Ähnlich wie in Indien verändert in weiten Teilen Südostasiens der Monsun fast von einem auf den anderen Tag das Leben. Eben noch haben die Menschen im Glutofen der Vormonsunzeit den Staub schlucken und hilflos zuschauen müssen, wie ihre Felder austrocknen. Und dann, binnen weniger Tage, häufig sogar innerhalb von Stunden, ertrinkt das ausgedörrte Land im starken Regen. Gemeinsam haben der Subkontinent und viele Nachbarstaaten jedoch auch, dass für die Reiseplanung große Unterschiede innerhalb des Landes zu be­achten sind.

So gilt zum Beispiel an der Südwestküste von Sri Lanka unser Winterhalbjahr als ideale Saison – regenarm und nicht zu heiß. Die gleiche Küste wird jedoch zwischen April und September, manchmal bis in den Oktober hinein, von schweren Tropenschauern und hoher Luftfeuchtigkeit heimgesucht. Auf der anderen Inselseite wiederum, der Ostküste mit ihren Traumstränden, herrscht dann sonniges Wetter, nur hin und wieder von kurzen, erfrischenden Schauern unterbrochen.

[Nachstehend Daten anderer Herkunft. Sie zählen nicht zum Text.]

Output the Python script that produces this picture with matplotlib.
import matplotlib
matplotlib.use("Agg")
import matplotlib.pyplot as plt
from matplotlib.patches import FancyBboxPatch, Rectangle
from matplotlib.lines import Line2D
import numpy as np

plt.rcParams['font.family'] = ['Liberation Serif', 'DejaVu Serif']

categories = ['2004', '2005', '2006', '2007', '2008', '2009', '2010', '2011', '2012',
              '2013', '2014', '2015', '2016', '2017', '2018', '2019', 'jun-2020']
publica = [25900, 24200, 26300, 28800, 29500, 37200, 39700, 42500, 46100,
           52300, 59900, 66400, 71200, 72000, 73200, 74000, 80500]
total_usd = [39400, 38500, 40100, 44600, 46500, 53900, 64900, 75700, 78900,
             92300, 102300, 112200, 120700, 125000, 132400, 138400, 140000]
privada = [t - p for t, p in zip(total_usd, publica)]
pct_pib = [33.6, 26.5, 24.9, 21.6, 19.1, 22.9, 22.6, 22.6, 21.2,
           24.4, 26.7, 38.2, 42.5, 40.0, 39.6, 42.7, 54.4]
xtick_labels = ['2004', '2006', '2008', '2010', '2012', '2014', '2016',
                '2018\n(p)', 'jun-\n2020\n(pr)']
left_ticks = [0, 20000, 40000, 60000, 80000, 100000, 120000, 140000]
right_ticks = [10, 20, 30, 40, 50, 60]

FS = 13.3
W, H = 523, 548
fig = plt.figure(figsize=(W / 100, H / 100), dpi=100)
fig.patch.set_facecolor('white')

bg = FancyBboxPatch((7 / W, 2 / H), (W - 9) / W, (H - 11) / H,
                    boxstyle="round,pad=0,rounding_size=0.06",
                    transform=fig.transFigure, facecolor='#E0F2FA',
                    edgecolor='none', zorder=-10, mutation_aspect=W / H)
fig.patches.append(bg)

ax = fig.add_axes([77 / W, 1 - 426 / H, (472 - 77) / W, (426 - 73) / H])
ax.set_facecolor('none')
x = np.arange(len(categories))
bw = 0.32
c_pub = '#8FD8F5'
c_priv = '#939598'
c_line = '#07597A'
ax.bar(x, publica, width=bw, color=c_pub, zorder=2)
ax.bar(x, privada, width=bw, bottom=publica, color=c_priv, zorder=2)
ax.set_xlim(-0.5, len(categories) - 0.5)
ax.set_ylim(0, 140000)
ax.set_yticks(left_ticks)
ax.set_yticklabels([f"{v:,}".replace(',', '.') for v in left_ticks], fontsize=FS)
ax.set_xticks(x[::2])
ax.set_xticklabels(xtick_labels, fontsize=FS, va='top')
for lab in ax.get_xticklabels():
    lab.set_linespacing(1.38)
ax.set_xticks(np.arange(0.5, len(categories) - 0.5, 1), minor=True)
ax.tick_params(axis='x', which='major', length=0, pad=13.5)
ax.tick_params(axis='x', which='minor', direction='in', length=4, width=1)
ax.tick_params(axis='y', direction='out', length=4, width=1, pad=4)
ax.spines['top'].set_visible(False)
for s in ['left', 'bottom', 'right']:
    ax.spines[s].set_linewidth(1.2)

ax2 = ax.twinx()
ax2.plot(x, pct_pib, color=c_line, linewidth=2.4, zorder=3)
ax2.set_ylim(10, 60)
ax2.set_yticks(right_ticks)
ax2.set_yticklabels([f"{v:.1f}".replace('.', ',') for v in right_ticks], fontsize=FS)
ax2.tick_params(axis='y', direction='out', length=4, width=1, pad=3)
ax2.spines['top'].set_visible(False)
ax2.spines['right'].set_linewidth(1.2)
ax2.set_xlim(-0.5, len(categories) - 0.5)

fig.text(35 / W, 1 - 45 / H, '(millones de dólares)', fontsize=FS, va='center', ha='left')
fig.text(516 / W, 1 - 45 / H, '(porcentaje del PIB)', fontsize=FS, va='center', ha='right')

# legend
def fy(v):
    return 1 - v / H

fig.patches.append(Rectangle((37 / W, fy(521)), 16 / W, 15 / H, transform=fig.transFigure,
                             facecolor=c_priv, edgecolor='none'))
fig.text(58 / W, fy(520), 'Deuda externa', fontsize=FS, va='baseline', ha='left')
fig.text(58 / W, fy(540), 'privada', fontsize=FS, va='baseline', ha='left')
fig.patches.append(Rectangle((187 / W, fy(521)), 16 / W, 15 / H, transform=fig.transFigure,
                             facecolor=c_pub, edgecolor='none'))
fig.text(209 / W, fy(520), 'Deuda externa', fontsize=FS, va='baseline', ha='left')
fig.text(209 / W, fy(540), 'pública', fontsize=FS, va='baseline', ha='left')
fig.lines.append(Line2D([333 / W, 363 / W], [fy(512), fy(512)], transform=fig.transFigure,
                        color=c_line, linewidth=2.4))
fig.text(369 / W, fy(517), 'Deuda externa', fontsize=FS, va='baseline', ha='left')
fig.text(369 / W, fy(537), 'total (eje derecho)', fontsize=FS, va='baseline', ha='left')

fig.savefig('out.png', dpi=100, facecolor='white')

Auch das Klima in Myanmar ist vom indischen Monsun beeinflusst, auch dort fällt die Regenzeit innerhalb des Landes recht unterschiedlich aus. Generell muss zwischen April und Oktober mit deutlich mehr Regen als im Winter gerechnet werden. Aber die nördliche Westküste, an der zum Beispiel der Badeort Ngapali liegt, macht sich im Sommer der Südwestmonsun viel heftiger bemerkbar als etwa in den Touristenzielen Mandalay oder Bagan.

Laos und Kambodscha sind weniger davon betroffen

Nebenan, in Thailand, setzt die schwülheiße Saison meistens im März ein. Dann kann die Temperatur in Bangkok schon mal auf 35 Grad, die Luftfeuchtigkeit auf über 90 Prozent ansteigen. In Asiens beliebtestem Reiseland, ist der Regen unterschiedlich verteilt: auf den Inseln im Westen, zum Beispiel Phuket, Phi Phi, Ko Lanta, und an der Küste der Andamanensee, etwa rund um Krabi, kann es zwischen April und Oktober täglich ein paar Stunden lang heftig schütten. Am Golf von Siam hingegen, in Hua Hin oder auf Ko Samui, regnet es vorwiegend zwischen September und Dezember.

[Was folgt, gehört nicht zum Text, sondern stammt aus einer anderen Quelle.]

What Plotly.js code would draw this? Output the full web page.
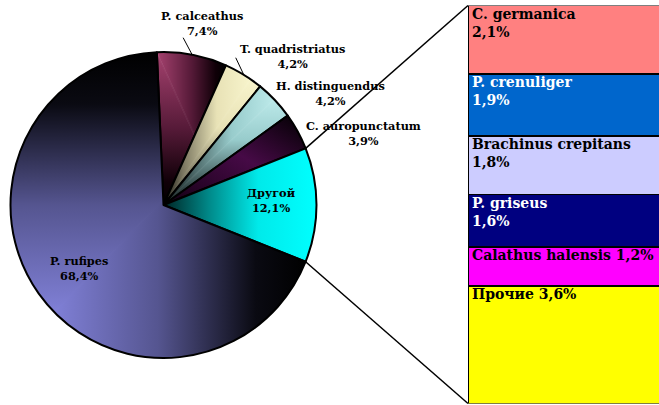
<!DOCTYPE html>
<html><head><meta charset="utf-8">
<script src="https://cdn.plot.ly/plotly-3.0.1.min.js"></script>
<style>html,body{margin:0;padding:0;background:#fff;} #chart{width:659px;height:405px;}</style>
</head><body><div id="chart"></div>
<script>
// ---- data ----
const pieLabels = ['P. calceathus','T. quadristriatus','H. distinguendus','C. auropunctatum','Другой','P. rufipes'];
const pieValues = [7.4, 4.2, 4.2, 3.9, 12.1, 68.4];
const barLabels = ['C. germanica','P. crenuliger','Brachinus crepitans','P. griseus','Calathus halensis','Прочие'];
const barValues = [2.1, 1.9, 1.8, 1.6, 1.2, 3.6];
const barLabelSep = ['<br>','<br>','<br>','<br>',' ',' '];

// ---- styling / geometry ----
const W = 659, H = 405;
const FONT = 'DejaVu Serif';
const fmt = v => v.toFixed(1).replace('.', ',') + '%';
const pieDomX = [10/W, 317/W], pieDomY = [1-358/H, 1-52/H];
const barDomX = [468/W, 1], barDomY = [1-403.5/H, 1-5.5/H];
const ROT = -2.5;
const pieBase = ['#6a2448','#e6e0b4','#8ec4c4','#300830','#00c8c8','#50508a'];
const barColors = ['#ff8080','#0066cc','#ccccff','#000080','#ff00ff','#ffff00'];
const barTextColors = ['#000','#fff','#000','#fff','#000','#000'];
const labelPos = [[202,23],[292,57],[330,93],[363,133],[271,200],[79,268]];
const leaderOff = {0:[-9,-17], 1:[-8,-17]};

const pieTotal = pieValues.reduce((a,b)=>a+b,0);
const barTotal = barValues.reduce((a,b)=>a+b,0);
const cxPx = (pieDomX[0]+pieDomX[1])/2*W, cyPx = (1-(pieDomY[0]+pieDomY[1])/2)*H;
const R = Math.min((pieDomX[1]-pieDomX[0])*W, (pieDomY[1]-pieDomY[0])*H)/2;
const ang = frac => (ROT + 360*frac)*Math.PI/180;
const edge = (a, r) => [cxPx + r*Math.sin(a), cyPx - r*Math.cos(a)];
const toPX = x => x/W, toPY = y => 1 - y/H;

const cum = [];
pieValues.reduce((s,v,i)=>{cum[i]=s; return s+v;}, 0);

const traces = [{
  type:'pie', labels: pieLabels, values: pieValues, sort:false, direction:'clockwise',
  rotation: ROT, textinfo:'none', hoverinfo:'none',
  domain:{x:pieDomX, y:pieDomY},
  marker:{colors: pieBase, line:{color:'#000', width:2}},
  showlegend:false
}];
for (let i = barValues.length-1; i >= 0; i--) {
  traces.push({type:'bar', x:[0], y:[barValues[i]], width:[1.2], offset:[-0.5], hoverinfo:'none',
    marker:{color:barColors[i], line:{color:'#000', width:1.5}}, showlegend:false});
}

const annotations = [];
pieLabels.forEach((n,i)=>{
  annotations.push({xref:'paper', yref:'paper', x:toPX(labelPos[i][0]), y:toPY(labelPos[i][1]),
    xanchor:'center', yanchor:'middle', showarrow:false, align:'center',
    text: n + '<br>' + fmt(pieValues[i]), font:{family:FONT, size:11.3, color:'#000', weight:'bold'}});
});
let segTop = barTotal;
barLabels.forEach((n,i)=>{
  annotations.push({xref:'x', yref:'y', x:-0.5, y:segTop, xanchor:'left', yanchor:'top',
    xshift:2, yshift:2, showarrow:false, align:'left',
    text: n + barLabelSep[i] + fmt(barValues[i]),
    font:{family:FONT, size:14, color:barTextColors[i], weight:'bold'}});
  segTop -= barValues[i];
});

const shapes = [];
const iOther = pieLabels.indexOf('Другой');
const pS = edge(ang(cum[iOther]/pieTotal), R), pE = edge(ang((cum[iOther]+pieValues[iOther])/pieTotal), R);
const bx = barDomX[0]*W, bTop = (1-barDomY[1])*H, bBot = (1-barDomY[0])*H;
[[pS,[bx,bTop]],[pE,[bx,bBot]]].forEach(([a,b])=>{
  shapes.push({type:'line', xref:'paper', yref:'paper', x0:toPX(a[0]), y0:toPY(a[1]), x1:toPX(b[0]), y1:toPY(b[1]),
    line:{color:'#000', width:1.5}});
});
Object.keys(leaderOff).forEach(k=>{
  const i = +k;
  const p = edge(ang((cum[i]+pieValues[i]/2)/pieTotal), R);
  const o = leaderOff[k];
  shapes.push({type:'line', xref:'paper', yref:'paper', x0:toPX(p[0]), y0:toPY(p[1]), x1:toPX(p[0]+o[0]), y1:toPY(p[1]+o[1]),
    line:{color:'#000', width:1}});
});

const layout = {
  width:W, height:H, margin:{l:0,r:0,t:0,b:0}, paper_bgcolor:'#fff', plot_bgcolor:'rgba(0,0,0,0)',
  showlegend:false, barmode:'stack', bargap:0,
  xaxis:{domain:barDomX, range:[-0.5,0.5], visible:false, fixedrange:true},
  yaxis:{domain:barDomY, range:[0,barTotal], visible:false, fixedrange:true},
  annotations, shapes
};

Plotly.newPlot('chart', traces, layout, {staticPlot:true, displayModeBar:false}).then(gd=>{
  const NS = 'http://www.w3.org/2000/svg';
  const svg = gd.querySelector('svg.main-svg');
  let defs = svg.querySelector('defs');
  if (!defs) { defs = document.createElementNS(NS,'defs'); svg.insertBefore(defs, svg.firstChild); }
  function lin(id, x1,y1,x2,y2, stops){
    const g = document.createElementNS(NS,'linearGradient');
    g.setAttribute('id',id);
    g.setAttribute('x1',x1); g.setAttribute('y1',y1); g.setAttribute('x2',x2); g.setAttribute('y2',y2);
    stops.forEach(([o,c])=>{const s=document.createElementNS(NS,'stop'); s.setAttribute('offset',o); s.setAttribute('stop-color',c); g.appendChild(s);});
    defs.appendChild(g);
    return 'url(#'+id+')';
  }
  function box(id, cx0, cy0, stops){
    const gh = lin(id+'h', cx0, 0, 1-cx0, 0, stops);
    const gv = lin(id+'v', 0, cy0, 0, 1-cy0, stops);
    const p = document.createElementNS(NS,'pattern');
    p.setAttribute('id',id);
    p.setAttribute('patternUnits','objectBoundingBox');
    p.setAttribute('patternContentUnits','objectBoundingBox');
    p.setAttribute('width','1'); p.setAttribute('height','1');
    const A=[cx0,cy0], C=[1-cx0,1-cy0], B1=[1-cx0,cy0], B2=[cx0,1-cy0];
    [[[A,B1,C],gh],[[A,B2,C],gv]].forEach(([pts,f])=>{
      const pg = document.createElementNS(NS,'polygon');
      pg.setAttribute('points', pts.map(q=>q.join(',')).join(' '));
      pg.setAttribute('fill', f);
      pg.setAttribute('stroke', f); pg.setAttribute('stroke-width','0.004');
      p.appendChild(pg);
    });
    defs.appendChild(p);
    return 'url(#'+id+')';
  }
  const fills = [
    box('gcal', 0, 0, [[0,'#a6426f'],[0.5,'#561a38'],[0.85,'#100008'],[1,'#000']]),
    box('gtq', 1, 0, [[0,'#fcf9d2'],[0.45,'#e8e2b6'],[0.8,'#7a7660'],[1,'#1a1a14']]),
    box('ghd', 1, 0, [[0,'#c8f3f3'],[0.45,'#98cccc'],[0.8,'#405858'],[1,'#0a1010']]),
    lin('gca', 0, 1, 1, 0, [[0,'#120012'],[0.55,'#460a46'],[1,'#000']]),
    lin('gdr', 0, 0, 1, 0, [[0,'#002424'],[0.3,'#008a8a'],[0.62,'#00eaea'],[1,'#00ffff']]),
    box('grf', 0, 1, [[0,'#9292f4'],[0.5,'#555590'],[0.83,'#0a0a12'],[1,'#000']])
  ];
  gd.querySelectorAll('g.slice path.surface').forEach((p,i)=>{ if (fills[i]) p.style.fill = fills[i]; });
});
</script>
</body></html>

Die beiden Nachbarländer, der Binnenstaat Laos und Kambodscha mit seinem kleinen Küstenanteil, sind dagegen weitaus weniger von langanhaltenden Regenperioden betroffen. Zwar zählen auch hier die weitgehend trockenen Monate November bis Mitte April zur besten Reisezeit, wobei Dezember, Januar und Februar am angenehmsten sind.

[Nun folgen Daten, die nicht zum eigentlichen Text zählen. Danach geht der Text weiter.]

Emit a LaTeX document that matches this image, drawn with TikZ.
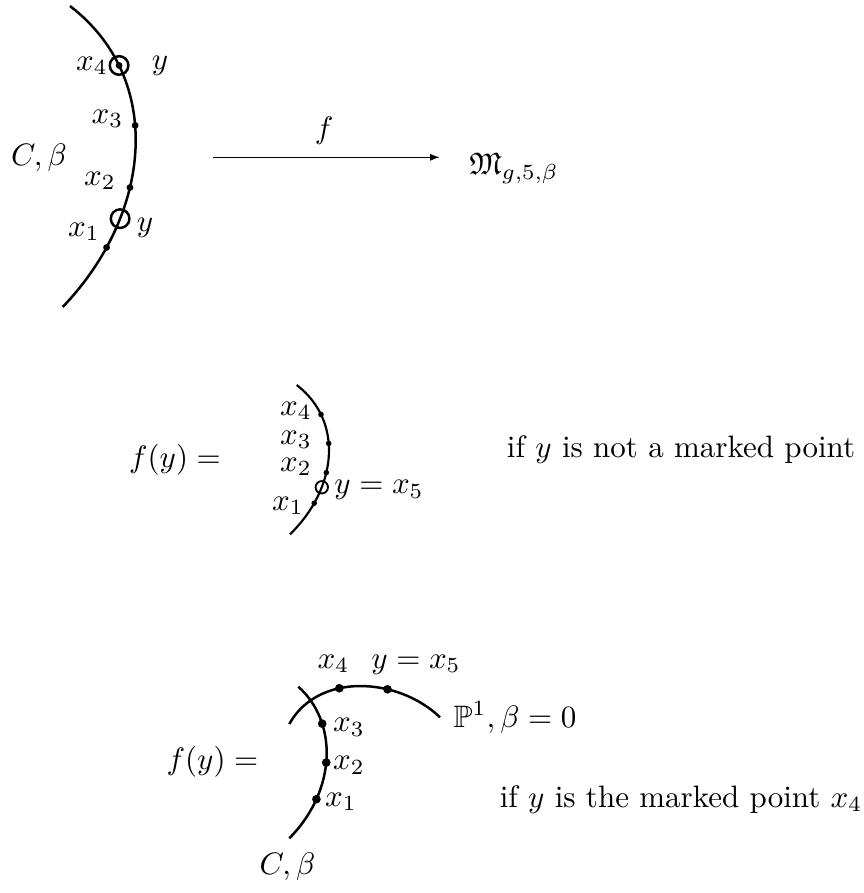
\documentclass[tikz,border=0pt]{standalone}
\usepackage{amsmath,amssymb}
\usetikzlibrary{arrows.meta}
\begin{document}
\begin{tikzpicture}[x=0.32258pt,y=-0.32258pt,
  curveA/.style={line width=0.8pt},
  curveB/.style={line width=0.7pt},
  lbl/.style={inner sep=0pt}]
\path[use as bounding box] (0,0) rectangle (864,893);

% ---------- top picture ----------
\draw[curveA] (70,6) .. controls (166,80) and (151,215) .. (62.7,307)
  coordinate[pos=0.23] (t4)
  coordinate[pos=0.425] (t3)
  coordinate[pos=0.615] (t2)
  coordinate[pos=0.71] (ty)
  coordinate[pos=0.80] (t1);
\fill (t4) circle (1.1pt);
\fill (t3) circle (1.1pt);
\fill (t2) circle (1.1pt);
\fill (t1) circle (1.1pt);
\draw[line width=0.8pt] (t4) circle (3pt);
\draw[line width=0.8pt] (ty) circle (3pt);
\node[lbl] (lt4) at (92,66) {$x_4$};
\node[lbl] (lty4) at (160,66) {$y$};
\node[lbl] (lt3) at (107.5,119) {$x_3$};
\node[lbl] (lC) at (39,158) {$C,\beta$};
\node[lbl] (lt2) at (100,181) {$x_2$};
\node[lbl] (lt1) at (84,232) {$x_1$};
\node[lbl] (lty1) at (145,228) {$y$};

\coordinate (a0) at (213.3,157.3);
\coordinate (a1) at (440,157.3);
\draw[line width=0.5pt,-{Latex[length=3.2pt,width=2.3pt]}] (a0) -- (a1);
\node[lbl] (lf) at (324,131) {$f$};
\node[lbl,anchor=base] (M) at (514,175) {$\mathfrak{M}_{g,5,\beta}$};

% ---------- middle picture ----------
\node[lbl] (fy1) at (175,460) {$f(y) =$};
\draw[curveB] (296.7,385) .. controls (344.3,421.7) and (336.9,488.7) .. (290,534.3)
  coordinate[pos=0.23] (m4)
  coordinate[pos=0.42] (m3)
  coordinate[pos=0.60] (m2)
  coordinate[pos=0.69] (my)
  coordinate[pos=0.79] (m1);
\fill (m4) circle (0.9pt);
\fill (m3) circle (0.9pt);
\fill (m2) circle (0.9pt);
\fill (m1) circle (0.9pt);
\draw[line width=0.6pt] (my) circle (2pt);
\node[lbl] (lm4) at (296,411) {$x_4$};
\node[lbl] (lm3) at (296,440) {$x_3$};
\node[lbl] (lm2) at (296,467) {$x_2$};
\node[lbl] (lm1) at (288,506) {$x_1$};
\node[lbl] (lmy) at (379,490) {$y = x_5$};
\node[lbl,anchor=base] (if1) at (681,457) {if $y$ is not a marked point};

% ---------- bottom picture ----------
\node[lbl] (fy2) at (212.5,761.7) {$f(y) =$};
\draw[curveA] (298.3,686.7) .. controls (338,722) and (337,790) .. (289.3,838.3)
  coordinate[pos=0.285] (b3)
  coordinate[pos=0.53] (b2)
  coordinate[pos=0.75] (b1);
\draw[curveA] (289.3,724) .. controls (318,672) and (398,677) .. (440,717.3)
  coordinate[pos=0.38] (b4)
  coordinate[pos=0.66] (by);
\fill (b4) circle (1.4pt);
\fill (by) circle (1.4pt);
\fill (b3) circle (1.4pt);
\fill (b2) circle (1.4pt);
\fill (b1) circle (1.4pt);
\node[lbl,anchor=base] (lb4) at (333.5,668) {$x_4$};
\node[lbl,anchor=base] (lby) at (416,668) {$y = x_5$};
\node[lbl] (lb3) at (349,727) {$x_3$};
\node[lbl] (lb2) at (349,765) {$x_2$};
\node[lbl] (lb1) at (341,801.7) {$x_1$};
\node[lbl,anchor=base] (lP) at (515,727) {$\mathbb{P}^1, \beta = 0$};
\node[lbl] (lC2) at (287.5,866.7) {$C,\beta$};
\node[lbl,anchor=base] (if2) at (681,807) {if $y$ is the marked point $x_4$};
\end{tikzpicture}
\end{document}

Das hat sich längst herumgesprochen, sodass sich dann etwa an den Tempel rund um Angkor oder in der Traveller-Hochburg Luang Prabang die halbe Welt trifft. Schwierig wird es für Asienliebhaber, die Thailand, Laos und Kambodscha mit einem Abschluss auf Bali krönen möchten. Diese Insel südlich vom Äquator ist zwar das ganze Jahr über tropisch heiß; regenarm und mit erträglichen Temperaturen gesegnet aber ist sie vor allem in der Zeit zwischen Mai und Oktober, also gerade dann, wenn es in Thailand, Burma und anderswo in Südostasien am häufigsten schüttet. Wie in Sri Lanka, trennt auch auf Bali eine Gebirgskette das Klima deutlich zwischen den schwarzen Stränden im Norden und der wesentlich überlaufeneren Süd- und Westküste. Auch das hat Bali mit Sri Lanka gemeinsam: Der Norden ist generell trockener als der Süden.

Zu keiner Zeit lässt sich der Seele Indiens näher kommen als im Monsun

Wer allerdings gegen den Strom schwimmen und dem Regen nicht ausweichen will, muss sich Alexander Frater zum Vorbild nehmen. Der langjährige Korrespondent der britischen Zeitung „Observer“ ist über Wochen dem Monsun durch ganz Indien gefolgt, vom Kap Komorin die Westküste hoch, weiter über Delhi und am Ganges entlang bis Cherrapunji. Diese Kleinstadt im Nordosten teilt sich mit zwei Dörfern aus der Umgebung die Ränge eins bis drei unter den regenreichsten Orten der Welt.

Zu keiner Zeit, so das Fazit des Globetrotters in seinem Buch „Regen-Raga“, lässt sich der Seele Indiens, dem Zauber und den Problemen Asiens näher kommen als während der Zeit des Sommermonsuns.